L’expérience unique de dégustation de 10 vins rares que j’ai beaucoup apprécié  lors de ce « Wine-Dînner » invitée par François Audouze,  m’a passionné, elle m’a permis une fois de plus de m’interroger sur les alliances des saveurs et des textures des mets que cuisinent la nouvelle génération de chefs sans avoir dégusté au préalable des vins qui les accompagneront. Lors de cette soirée où 10 convives découvrirent 10 grands crus très prestigieux d’anciens  millésimes qu’accompagnaient des plats très sophistiqués, j’ai regretté de constater  le fossé qu’il y a entre les nouvelles expériences culinaires des chefs et l’univers des puristes du vin.

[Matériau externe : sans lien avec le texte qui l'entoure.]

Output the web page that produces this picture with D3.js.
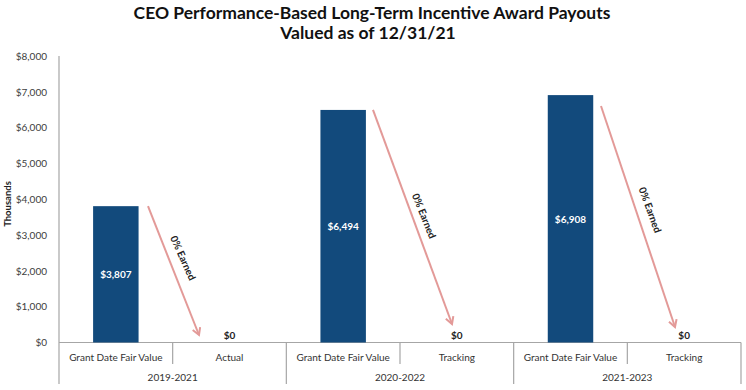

Un vin qui a entre 40 et 60 ans ne développe pas les mêmes arômes qu’un vin récent, dommage que cela ne s’apprenne pas à l’école hôtelière, peu de chefs d’ailleurs en ont goûté dans leur carrière. Le jeune chef Nicolas Decherchi du Paloma à Mougins a accepté ce pari périlleux d’adapter ses recettes chargées de subtilité où il excelle dans des associations d’arômes improbables et les textures originales, avec les vieux vins, mais par exemple sa recette du turbo fumé (pourtant excellente) s’est révélée déroutante en bouche associée au Château Ausone 79, même expérience avec le Château Haut-Brion 50, il en a été de même pour l’agneau  façon orientale, difficile mariage  des épices avec le subtil  Mazis-Chambertin de Bouchard Père &Fils 59 et pas vraiment idéal avec le Chambertin Clos-de-Bèze de Pierre Damoy 64. Certains convives ont fait remarquer que  la complexité et la subtilité de ces vins pourraient séduire nos papilles tout simplement accompagnés d’un peu de pain et de beurre. Une expérience de plus pour le maître de cérémonie. Heureusement, j’ai beaucoup apprécié l’harmonie des saveurs du dessert avec le Château d’Yquem et avant cela l’association fromage Blue di Buffala et Sauternes.

 

Si vous êtes intéressée par ces dîners d’exception, pour connaître les prochaines dates et lieux,  contactez François Audouze : www.wine-dinners.com et www.academiedesvinsanciens.org




1 commentaire

  1. Merci de ce compte-rendu.
    Le sujet des accords mets et vins est un sujet auquel je consacre beaucoup de temps.
    Je passe mon temps à dire aux chefs : « simplifiez, simplifiez », car les vins anciens ont besoin d’avoir des saveurs claires et lisibles, sans ajoutes qui compliquent le goût.
    Des chefs le comprennent parfaitement et d’autres ont du mal à accepter de ne pas mettre ces petites complications qui brouillent les pistes.
    Lorsqu’on est jeune, on imagine qu’en simplifiant les plats, on ne peut pas montrer son talent, ce qui est une erreur.
    Nicolas a du talent. je suis sûr que sur un prochain dîner, on arrivera à faire ce que les vins anciens réclament.